● Exercise goal:
Copy every line, leaving nothing out and adding nothing.
━━━━━━━━━━
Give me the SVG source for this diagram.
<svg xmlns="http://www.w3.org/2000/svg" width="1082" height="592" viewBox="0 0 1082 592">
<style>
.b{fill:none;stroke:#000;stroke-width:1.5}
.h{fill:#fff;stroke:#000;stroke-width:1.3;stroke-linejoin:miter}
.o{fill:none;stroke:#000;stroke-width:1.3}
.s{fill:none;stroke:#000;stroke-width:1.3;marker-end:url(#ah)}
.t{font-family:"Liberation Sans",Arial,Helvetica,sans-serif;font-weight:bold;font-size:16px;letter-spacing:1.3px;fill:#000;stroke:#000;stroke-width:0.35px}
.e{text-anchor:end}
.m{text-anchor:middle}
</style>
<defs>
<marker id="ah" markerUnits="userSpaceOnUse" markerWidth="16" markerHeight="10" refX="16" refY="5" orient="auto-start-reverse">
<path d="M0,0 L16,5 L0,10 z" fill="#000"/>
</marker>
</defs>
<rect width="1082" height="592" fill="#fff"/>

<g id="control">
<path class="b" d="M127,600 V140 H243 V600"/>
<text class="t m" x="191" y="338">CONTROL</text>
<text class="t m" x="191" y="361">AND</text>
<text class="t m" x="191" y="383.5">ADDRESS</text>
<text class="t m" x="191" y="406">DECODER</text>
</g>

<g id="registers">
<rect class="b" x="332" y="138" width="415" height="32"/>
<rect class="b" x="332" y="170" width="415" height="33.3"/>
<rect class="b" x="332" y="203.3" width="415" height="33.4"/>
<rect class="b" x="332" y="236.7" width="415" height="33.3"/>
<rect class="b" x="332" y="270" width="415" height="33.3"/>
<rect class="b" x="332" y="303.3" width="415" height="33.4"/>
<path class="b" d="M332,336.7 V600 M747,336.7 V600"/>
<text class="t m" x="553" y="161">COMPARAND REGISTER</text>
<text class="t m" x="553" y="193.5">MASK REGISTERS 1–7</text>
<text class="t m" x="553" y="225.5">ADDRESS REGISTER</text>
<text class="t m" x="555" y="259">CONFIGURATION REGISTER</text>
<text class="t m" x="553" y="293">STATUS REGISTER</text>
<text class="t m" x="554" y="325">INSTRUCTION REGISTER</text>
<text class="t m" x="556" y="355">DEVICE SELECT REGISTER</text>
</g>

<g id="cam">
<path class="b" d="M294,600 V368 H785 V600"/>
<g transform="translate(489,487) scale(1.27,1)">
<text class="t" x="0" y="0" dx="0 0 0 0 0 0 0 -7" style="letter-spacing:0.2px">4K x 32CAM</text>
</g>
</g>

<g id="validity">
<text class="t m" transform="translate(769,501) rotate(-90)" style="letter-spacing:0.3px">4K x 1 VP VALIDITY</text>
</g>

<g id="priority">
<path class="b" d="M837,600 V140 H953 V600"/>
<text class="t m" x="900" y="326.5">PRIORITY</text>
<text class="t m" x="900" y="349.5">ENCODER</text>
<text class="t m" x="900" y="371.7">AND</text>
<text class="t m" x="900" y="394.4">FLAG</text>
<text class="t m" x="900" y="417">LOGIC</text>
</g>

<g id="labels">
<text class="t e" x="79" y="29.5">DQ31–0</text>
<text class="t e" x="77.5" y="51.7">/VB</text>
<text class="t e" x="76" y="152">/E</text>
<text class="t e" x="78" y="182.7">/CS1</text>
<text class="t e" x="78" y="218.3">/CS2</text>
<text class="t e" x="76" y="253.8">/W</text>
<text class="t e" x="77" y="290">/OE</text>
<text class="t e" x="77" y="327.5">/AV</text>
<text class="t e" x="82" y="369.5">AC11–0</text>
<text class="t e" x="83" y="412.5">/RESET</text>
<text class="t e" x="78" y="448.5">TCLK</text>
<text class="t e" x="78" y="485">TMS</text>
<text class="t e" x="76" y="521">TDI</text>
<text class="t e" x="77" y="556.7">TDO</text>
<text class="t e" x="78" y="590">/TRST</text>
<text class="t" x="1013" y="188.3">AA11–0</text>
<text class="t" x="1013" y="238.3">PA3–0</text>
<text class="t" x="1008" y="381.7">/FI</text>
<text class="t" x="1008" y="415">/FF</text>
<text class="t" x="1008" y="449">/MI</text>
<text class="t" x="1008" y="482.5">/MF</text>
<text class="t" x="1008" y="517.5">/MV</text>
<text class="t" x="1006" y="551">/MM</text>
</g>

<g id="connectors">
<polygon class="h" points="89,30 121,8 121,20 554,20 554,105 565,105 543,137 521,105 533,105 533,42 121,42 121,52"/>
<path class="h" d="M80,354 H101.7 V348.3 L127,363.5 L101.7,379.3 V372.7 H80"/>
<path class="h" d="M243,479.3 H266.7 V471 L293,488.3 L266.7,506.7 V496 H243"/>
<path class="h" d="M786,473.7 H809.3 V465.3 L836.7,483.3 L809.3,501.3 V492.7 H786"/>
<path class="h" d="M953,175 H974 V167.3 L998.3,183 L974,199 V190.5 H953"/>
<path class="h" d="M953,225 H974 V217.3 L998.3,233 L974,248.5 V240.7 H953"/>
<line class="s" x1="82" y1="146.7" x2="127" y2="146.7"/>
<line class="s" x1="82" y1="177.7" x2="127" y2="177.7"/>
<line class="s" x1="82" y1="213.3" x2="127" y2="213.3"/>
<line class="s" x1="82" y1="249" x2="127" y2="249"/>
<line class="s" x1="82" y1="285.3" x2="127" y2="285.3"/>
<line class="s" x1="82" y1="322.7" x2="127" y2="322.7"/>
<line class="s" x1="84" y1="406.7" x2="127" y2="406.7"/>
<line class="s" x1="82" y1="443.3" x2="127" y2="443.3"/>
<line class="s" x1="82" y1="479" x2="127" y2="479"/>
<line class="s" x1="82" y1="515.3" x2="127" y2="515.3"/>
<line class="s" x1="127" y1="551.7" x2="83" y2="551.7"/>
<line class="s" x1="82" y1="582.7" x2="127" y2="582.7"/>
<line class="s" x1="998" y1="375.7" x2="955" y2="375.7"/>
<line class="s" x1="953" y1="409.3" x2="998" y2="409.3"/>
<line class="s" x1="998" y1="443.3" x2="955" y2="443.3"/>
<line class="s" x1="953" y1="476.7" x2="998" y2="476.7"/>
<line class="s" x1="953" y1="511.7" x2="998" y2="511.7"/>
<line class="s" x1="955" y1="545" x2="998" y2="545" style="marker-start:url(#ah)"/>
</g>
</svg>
━━━━━━━━━━
● Result for this task:
Give me the SVG source for this diagram.
<svg xmlns="http://www.w3.org/2000/svg" width="1082" height="592" viewBox="0 0 1082 592">
<style>
.b{fill:none;stroke:#000;stroke-width:1.5}
.h{fill:#fff;stroke:#000;stroke-width:1.3;stroke-linejoin:miter}
.o{fill:none;stroke:#000;stroke-width:1.3}
.s{fill:none;stroke:#000;stroke-width:1.3;marker-end:url(#ah)}
.t{font-family:"Liberation Sans",Arial,Helvetica,sans-serif;font-weight:bold;font-size:16px;letter-spacing:1.3px;fill:#000;stroke:#000;stroke-width:0.35px}
.e{text-anchor:end}
.m{text-anchor:middle}
</style>
<defs>
<marker id="ah" markerUnits="userSpaceOnUse" markerWidth="16" markerHeight="10" refX="16" refY="5" orient="auto-start-reverse">
<path d="M0,0 L16,5 L0,10 z" fill="#000"/>
</marker>
</defs>
<rect width="1082" height="592" fill="#fff"/>

<g id="control">
<path class="b" d="M127,600 V140 H243 V600"/>
<text class="t m" x="191" y="338">CONTROL</text>
<text class="t m" x="191" y="361">AND</text>
<text class="t m" x="191" y="383.5">ADDRESS</text>
<text class="t m" x="191" y="406">DECODER</text>
</g>

<g id="registers">
<rect class="b" x="332" y="138" width="415" height="32"/>
<rect class="b" x="332" y="170" width="415" height="33.3"/>
<rect class="b" x="332" y="203.3" width="415" height="33.4"/>
<rect class="b" x="332" y="236.7" width="415" height="33.3"/>
<rect class="b" x="332" y="270" width="415" height="33.3"/>
<rect class="b" x="332" y="303.3" width="415" height="33.4"/>
<path class="b" d="M332,336.7 V600 M747,336.7 V600"/>
<text class="t m" x="553" y="161">COMPARAND REGISTER</text>
<text class="t m" x="553" y="193.5">MASK REGISTERS 1–7</text>
<text class="t m" x="553" y="225.5">ADDRESS REGISTER</text>
<text class="t m" x="555" y="259">CONFIGURATION REGISTER</text>
<text class="t m" x="553" y="293">STATUS REGISTER</text>
<text class="t m" x="554" y="325">INSTRUCTION REGISTER</text>
<text class="t m" x="556" y="355">DEVICE SELECT REGISTER</text>
</g>

<g id="cam">
<path class="b" d="M294,600 V368 H785 V600"/>
<g transform="translate(489,487) scale(1.27,1)">
<text class="t" x="0" y="0" dx="0 0 0 0 0 0 0 -7" style="letter-spacing:0.2px">4K x 32CAM</text>
</g>
</g>

<g id="validity">
<text class="t m" transform="translate(769,501) rotate(-90)" style="letter-spacing:0.3px">4K x 1 VP VALIDITY</text>
</g>

<g id="priority">
<path class="b" d="M837,600 V140 H953 V600"/>
<text class="t m" x="900" y="326.5">PRIORITY</text>
<text class="t m" x="900" y="349.5">ENCODER</text>
<text class="t m" x="900" y="371.7">AND</text>
<text class="t m" x="900" y="394.4">FLAG</text>
<text class="t m" x="900" y="417">LOGIC</text>
</g>

<g id="labels">
<text class="t e" x="79" y="29.5">DQ31–0</text>
<text class="t e" x="77.5" y="51.7">/VB</text>
<text class="t e" x="76" y="152">/E</text>
<text class="t e" x="78" y="182.7">/CS1</text>
<text class="t e" x="78" y="218.3">/CS2</text>
<text class="t e" x="76" y="253.8">/W</text>
<text class="t e" x="77" y="290">/OE</text>
<text class="t e" x="77" y="327.5">/AV</text>
<text class="t e" x="82" y="369.5">AC11–0</text>
<text class="t e" x="83" y="412.5">/RESET</text>
<text class="t e" x="78" y="448.5">TCLK</text>
<text class="t e" x="78" y="485">TMS</text>
<text class="t e" x="76" y="521">TDI</text>
<text class="t e" x="77" y="556.7">TDO</text>
<text class="t e" x="78" y="590">/TRST</text>
<text class="t" x="1013" y="188.3">AA11–0</text>
<text class="t" x="1013" y="238.3">PA3–0</text>
<text class="t" x="1008" y="381.7">/FI</text>
<text class="t" x="1008" y="415">/FF</text>
<text class="t" x="1008" y="449">/MI</text>
<text class="t" x="1008" y="482.5">/MF</text>
<text class="t" x="1008" y="517.5">/MV</text>
<text class="t" x="1006" y="551">/MM</text>
</g>

<g id="connectors">
<polygon class="h" points="89,30 121,8 121,20 554,20 554,105 565,105 543,137 521,105 533,105 533,42 121,42 121,52"/>
<path class="h" d="M80,354 H101.7 V348.3 L127,363.5 L101.7,379.3 V372.7 H80"/>
<path class="h" d="M243,479.3 H266.7 V471 L293,488.3 L266.7,506.7 V496 H243"/>
<path class="h" d="M786,473.7 H809.3 V465.3 L836.7,483.3 L809.3,501.3 V492.7 H786"/>
<path class="h" d="M953,175 H974 V167.3 L998.3,183 L974,199 V190.5 H953"/>
<path class="h" d="M953,225 H974 V217.3 L998.3,233 L974,248.5 V240.7 H953"/>
<line class="s" x1="82" y1="146.7" x2="127" y2="146.7"/>
<line class="s" x1="82" y1="177.7" x2="127" y2="177.7"/>
<line class="s" x1="82" y1="213.3" x2="127" y2="213.3"/>
<line class="s" x1="82" y1="249" x2="127" y2="249"/>
<line class="s" x1="82" y1="285.3" x2="127" y2="285.3"/>
<line class="s" x1="82" y1="322.7" x2="127" y2="322.7"/>
<line class="s" x1="84" y1="406.7" x2="127" y2="406.7"/>
<line class="s" x1="82" y1="443.3" x2="127" y2="443.3"/>
<line class="s" x1="82" y1="479" x2="127" y2="479"/>
<line class="s" x1="82" y1="515.3" x2="127" y2="515.3"/>
<line class="s" x1="127" y1="551.7" x2="83" y2="551.7"/>
<line class="s" x1="82" y1="582.7" x2="127" y2="582.7"/>
<line class="s" x1="998" y1="375.7" x2="955" y2="375.7"/>
<line class="s" x1="953" y1="409.3" x2="998" y2="409.3"/>
<line class="s" x1="998" y1="443.3" x2="955" y2="443.3"/>
<line class="s" x1="953" y1="476.7" x2="998" y2="476.7"/>
<line class="s" x1="953" y1="511.7" x2="998" y2="511.7"/>
<line class="s" x1="955" y1="545" x2="998" y2="545" style="marker-start:url(#ah)"/>
</g>
</svg>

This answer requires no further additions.